__Exercise task__.
Using the entries shown below, output the line containing "Convert this chart", the line containing "from matplotlib.lines import Line2D", and every line between them, exactly. Pictures are omitted.

__Task material__.

━━━━━━━━━━━━━━━━━━━━━━━━━━━━━━

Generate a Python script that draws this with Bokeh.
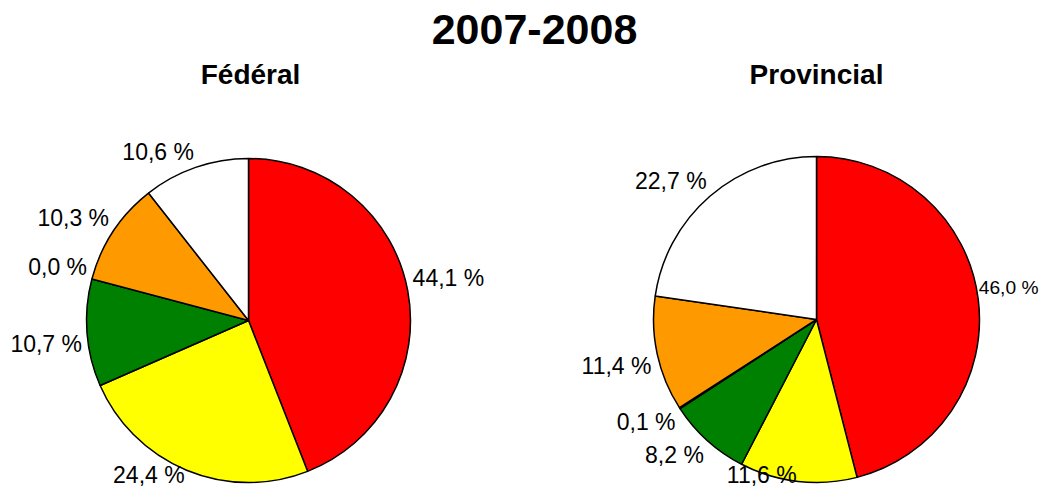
import math
from bokeh.plotting import figure
from bokeh.models import Range1d, ColumnDataSource
from bokeh.embed import file_html
from bokeh.resources import INLINE
from bokeh.core.properties import value

# ---- data ----
main_title = "2007-2008"
pie_titles = ["Fédéral", "Provincial"]
segments = ["Rouge", "Jaune", "Vert", "Bleu", "Orange", "Blanc"]
federal_values = [44.1, 24.4, 10.7, 0.0, 10.3, 10.6]
provincial_values = [46.0, 11.6, 8.2, 0.1, 11.4, 22.7]
colors = ["#FF0000", "#FFFF00", "#008000", "#0000FF", "#FF9900", "#FFFFFF"]

# ---- layout (pixel-based data space) ----
W, H = 1039, 488
FONT = "Liberation Sans"
LABEL_SIZE = 23
CHAR_W = {",": 0.278, " ": 0.278, "%": 0.889, ".": 0.278}

def sx(x):
    return x

def sy(y):
    return H - y

def em_width(t):
    return sum(CHAR_W.get(ch, 0.556) for ch in t)

def sgn(v, eps=0.05):
    return 0 if abs(v) < eps else (1 if v > 0 else -1)

p = figure(width=W, height=H, x_range=Range1d(0, W), y_range=Range1d(0, H),
           output_backend="svg", toolbar_location=None, min_border=0,
           x_axis_location=None, y_axis_location=None)
p.grid.visible = False
p.outline_line_color = None
p.background_fill_color = "white"
p.border_fill_color = "white"

pies = [
    (pie_titles[0], federal_values, (248, 320), 162, (250, 74)),
    (pie_titles[1], provincial_values, (816, 319), 163, (816, 74)),
]

# main title
p.text(x=[sx(534)], y=[sy(29)], text=[main_title], text_font=value(FONT),
       text_font_style="bold", text_font_size="43px", text_align="center",
       text_baseline="middle", text_color="black")

for name, vals, (cx, cy), r, (tx, ty) in pies:
    total = sum(vals)
    cum = 0.0
    wx, wy, st, en, fc = [], [], [], [], []
    lx, ly, lt, ls = [], [], [], []
    for v, col in zip(vals, colors):
        t0 = cum / total * 2 * math.pi
        t1 = (cum + v) / total * 2 * math.pi
        cum += v
        if v > 0:
            wx.append(sx(cx)); wy.append(sy(cy))
            st.append(math.pi / 2 - t0); en.append(math.pi / 2 - t1)
            fc.append(col)
        mid = (t0 + t1) / 2
        s, c = math.sin(mid), math.cos(mid)
        label = f"{v:.1f} %".replace(".", ",")
        size = LABEL_SIZE
        w = em_width(label) * size
        h = 22
        g = 5
        px = cx + (r + g) * s
        py = cy - (r + g) * c
        X = px + sgn(s) * w / 2
        Y = py - sgn(c) * h / 2
        if X + w / 2 > W - 2:
            # label would leave the canvas: shrink it to fit beside the pie edge
            row = min(abs(Y - 8 - cy), abs(Y + 8 - cy))
            edge = cx + math.sqrt(max(r * r - row * row, 0))
            avail = (W - 1) - (edge + 1)
            size = min(size, avail / em_width(label))
            w = em_width(label) * size
            X = (W - 1) - w / 2
        X = max(X, w / 2 + 2)
        Y = min(max(Y, size / 2 + 2), H - size / 2 - 2)
        lx.append(sx(X)); ly.append(sy(Y)); lt.append(label)
        ls.append(f"{size:.1f}px")
    src = ColumnDataSource(dict(x=wx, y=wy, start=st, end=en, color=fc))
    p.wedge(x="x", y="y", radius=r, start_angle="start", end_angle="end",
            direction="clock", fill_color="color", line_color="black",
            line_width=1.5, source=src)
    lsrc = ColumnDataSource(dict(x=lx, y=ly, text=lt, size=ls))
    p.text(x="x", y="y", text="text", text_font=value(FONT),
           text_font_size="size", text_align="center",
           text_baseline="middle", text_color="black", source=lsrc)
    p.text(x=[sx(tx)], y=[sy(ty)], text=[name], text_font=value(FONT),
           text_font_style="bold", text_font_size="28px", text_align="center",
           text_baseline="middle", text_color="black")

open("out.html", "w").write(file_html(p, INLINE))
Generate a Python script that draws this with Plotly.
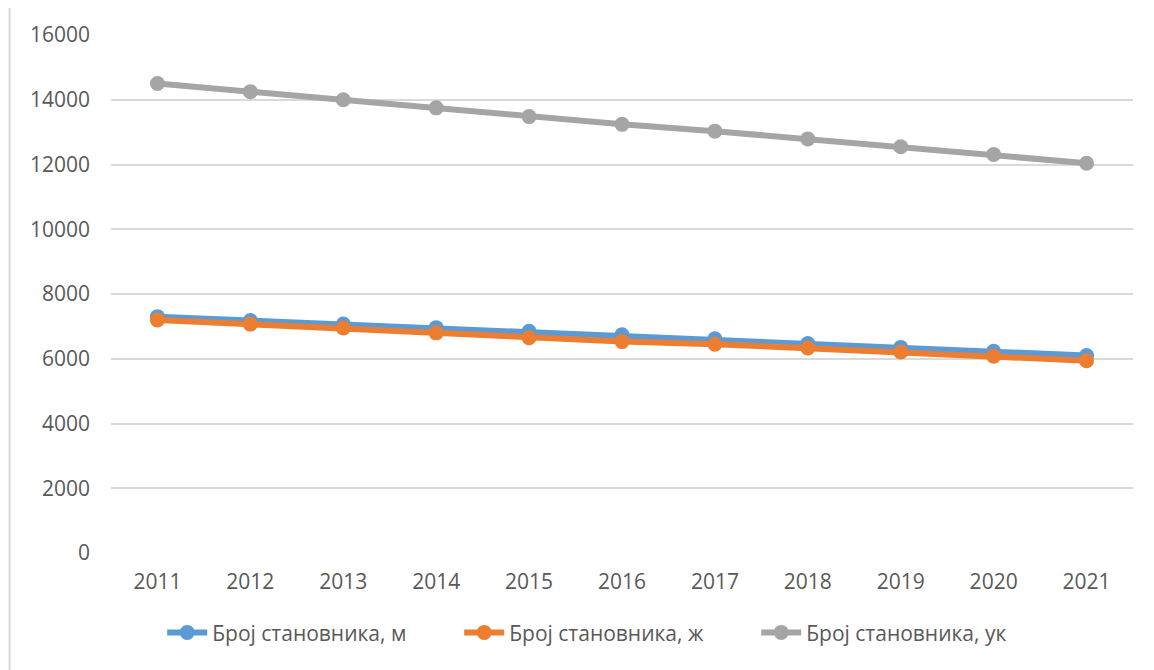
import plotly.graph_objects as go

years = ["2011", "2012", "2013", "2014", "2015", "2016", "2017", "2018", "2019", "2020", "2021"]
male = [7300, 7180, 7070, 6960, 6850, 6740, 6620, 6470, 6350, 6230, 6100]
female = [7200, 7070, 6950, 6800, 6650, 6530, 6450, 6330, 6210, 6080, 5940]
total = [14500, 14250, 14000, 13750, 13480, 13240, 13030, 12790, 12550, 12310, 12040]
names = ["Број становника, м", "Број становника, ж", "Број становника, ук"]
colors = ["#5B9BD5", "#ED7D31", "#A5A5A5"]

fig = go.Figure()
for vals, name, col in zip([male, female, total], names, colors):
    fig.add_trace(go.Scatter(
        x=years, y=vals, name=name, mode="lines+markers",
        line=dict(color=col, width=6),
        marker=dict(color=col, size=15),
    ))

font_family = "Open Sans, Liberation Sans, sans-serif"
fig.update_layout(
    width=1146, height=662,
    margin=dict(l=102.5, r=20.5, t=24, b=117),
    paper_bgcolor="white", plot_bgcolor="white",
    font=dict(family=font_family, size=21, color="#595959"),
    showlegend=True,
    legend=dict(orientation="h", x=0.486, xanchor="center", y=-0.154, yanchor="middle",
                font=dict(size=21, color="#595959"), entrywidth=242, entrywidthmode="pixels",
                itemwidth=40, traceorder="normal"),
    xaxis=dict(type="category", range=[-0.5, 10.5], showgrid=False, showline=False,
               zeroline=False, ticks="", ticklabelstandoff=14,
               tickfont=dict(size=21, color="#595959")),
    yaxis=dict(range=[0, 16000], dtick=2000, tick0=0, tickformat="d", showgrid=True,
               gridcolor="#D9D9D9", gridwidth=1.5, zeroline=False, showline=False, ticks="",
               ticklabelstandoff=20, tickfont=dict(size=21, color="#595959")),
    shapes=[dict(type="rect", xref="paper", yref="paper",
                 x0=-101.5 / 1023, x1=1.3, y0=-0.5, y1=1 + 29 / 521,
                 line=dict(color="#D9D9D9", width=2), fillcolor="rgba(0,0,0,0)", layer="below")],
)

fig.write_html("out.html")
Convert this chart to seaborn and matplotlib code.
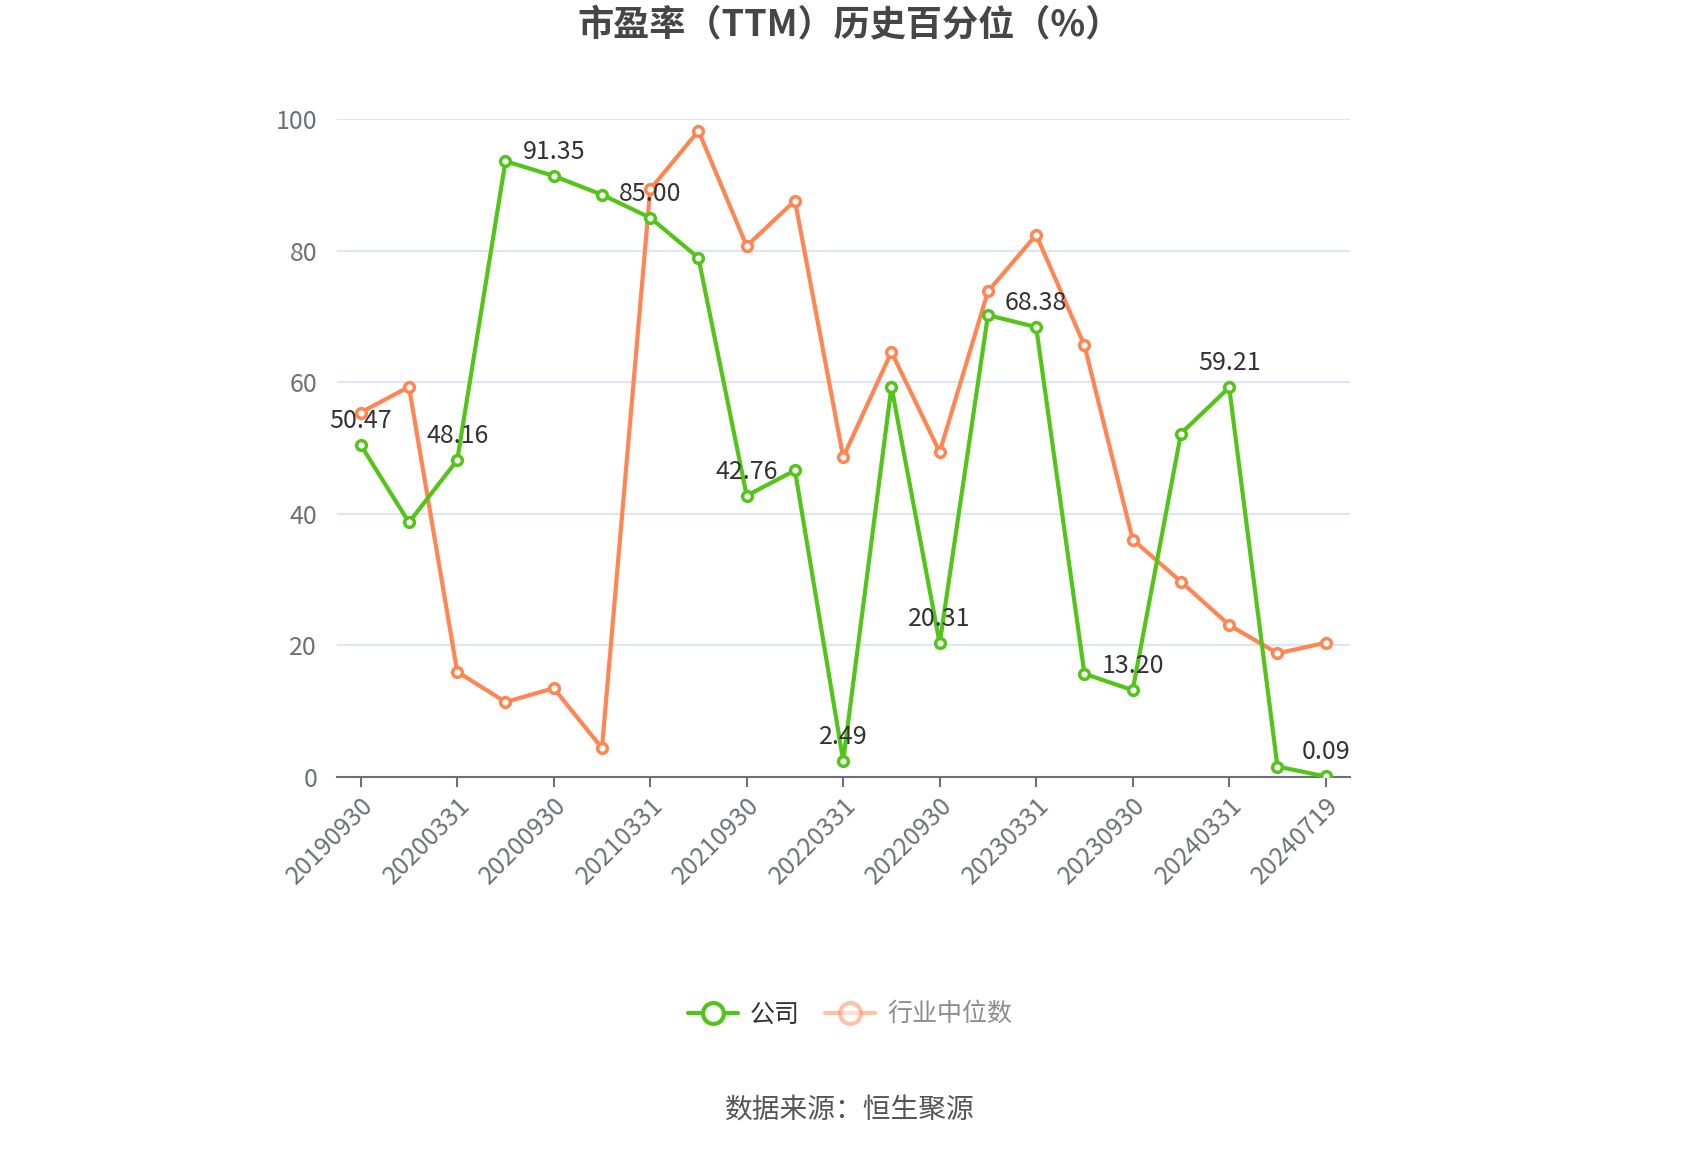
import matplotlib
matplotlib.use("Agg")
import matplotlib.pyplot as plt
import seaborn as sns
import pandas as pd
from matplotlib.lines import Line2D

dates = ["20190930", "20191231", "20200331", "20200630", "20200930", "20201231",
         "20210331", "20210630", "20210930", "20211231", "20220331", "20220630",
         "20220930", "20221231", "20230331", "20230630", "20230930", "20231231",
         "20240331", "20240630", "20240719"]
company = [50.47, 38.7, 48.16, 93.6, 91.35, 88.5, 85.00, 78.9, 42.76, 46.6, 2.49,
           59.3, 20.31, 70.2, 68.38, 15.7, 13.20, 52.2, 59.21, 1.6, 0.09]
industry = [55.4, 59.3, 16.0, 11.4, 13.5, 4.4, 89.3, 98.2, 80.7, 87.6, 48.6,
            64.6, 49.4, 73.8, 82.4, 65.6, 36.1, 29.7, 23.1, 18.8, 20.4]
yticks = [0, 20, 40, 60, 80, 100]
title = "市盈率（TTM）历史百分位（%）"
source = "数据来源：恒生聚源"
names = ["公司", "行业中位数"]

sns.set_theme(style="white")
plt.rcParams['font.family'] = ['Noto Sans CJK SC', 'DejaVu Sans']

GREEN = "#52C41A"
ORANGE = "#FF8552"

fig = plt.figure(figsize=(17, 11.5), dpi=100)
ax = fig.add_axes([0.198, 0.3243, 0.596, 0.5722])

pos = list(range(len(dates)))
df = pd.DataFrame({"x": pos, "company": company, "industry": industry})

sns.lineplot(data=df, x="x", y="industry", ax=ax, color=ORANGE, linewidth=3,
             marker="o", markersize=7, markerfacecolor="white",
             markeredgecolor=ORANGE, markeredgewidth=2.5, zorder=3)
sns.lineplot(data=df, x="x", y="company", ax=ax, color=GREEN, linewidth=3,
             marker="o", markersize=7, markerfacecolor="white",
             markeredgecolor=GREEN, markeredgewidth=2.5, zorder=4)

ax.set_xlim(-0.5, len(dates) - 0.5)
ax.set_ylim(0, 100)
ax.set_yticks(yticks)
ax.set_yticklabels([str(v) for v in yticks], fontsize=18, color="#6E7079")
ax.tick_params(axis="y", length=0, pad=14)
for v in yticks[1:]:
    ax.axhline(v, color="#E0E6F1", linewidth=1.5, zorder=0)

tick_idx = list(range(0, len(dates), 2))
ax.set_xticks(tick_idx)
ax.set_xticklabels([dates[i] for i in tick_idx], rotation=45, ha="right",
                   rotation_mode="anchor", fontsize=18, color="#6E7079")
ax.tick_params(axis="x", length=7, width=1.5, color="#6E7079", direction="out",
               pad=4, bottom=True)
ax.set_xlabel("")
ax.set_ylabel("")
for s in ["top", "right", "left"]:
    ax.spines[s].set_visible(False)
ax.spines["bottom"].set_color("#6E7079")
ax.spines["bottom"].set_linewidth(1.5)
ax.spines["bottom"].set_zorder(2)

for i in tick_idx:
    ax.annotate(f"{company[i]:.2f}", (i, company[i]), xytext=(0, 8),
                textcoords="offset points", ha="center", va="bottom",
                fontsize=18, color="#333333", zorder=5)

fig.text(0.5, 0.978, title, ha="center", va="center", fontsize=26,
         fontweight="bold", color="#464646")

handles = [
    Line2D([0], [0], color=GREEN, linewidth=3, marker="o", markersize=15,
           markerfacecolor="white", markeredgecolor=GREEN, markeredgewidth=3),
    Line2D([0], [0], color=ORANGE, linewidth=3, marker="o", markersize=15,
           markerfacecolor="white", markeredgecolor=ORANGE, markeredgewidth=3,
           alpha=0.5),
]
leg = fig.legend(handles, names, loc="center", bbox_to_anchor=(0.5, 0.118),
                 ncol=2, frameon=False, fontsize=18, handlelength=2.0,
                 columnspacing=1.0, handletextpad=0.5)
leg.get_texts()[0].set_color("#333333")
leg.get_texts()[1].set_color("#8C8C8C")

fig.text(0.5, 0.034, source, ha="center", va="center", fontsize=20,
         color="#555555")

fig.savefig("out.png", dpi=100, facecolor="white")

━━━━━━━━━━━━━━━━━━━━━━━━━━━━━━

__Task result__.
Convert this chart to seaborn and matplotlib code.
import matplotlib
matplotlib.use("Agg")
import matplotlib.pyplot as plt
import seaborn as sns
import pandas as pd
from matplotlib.lines import Line2D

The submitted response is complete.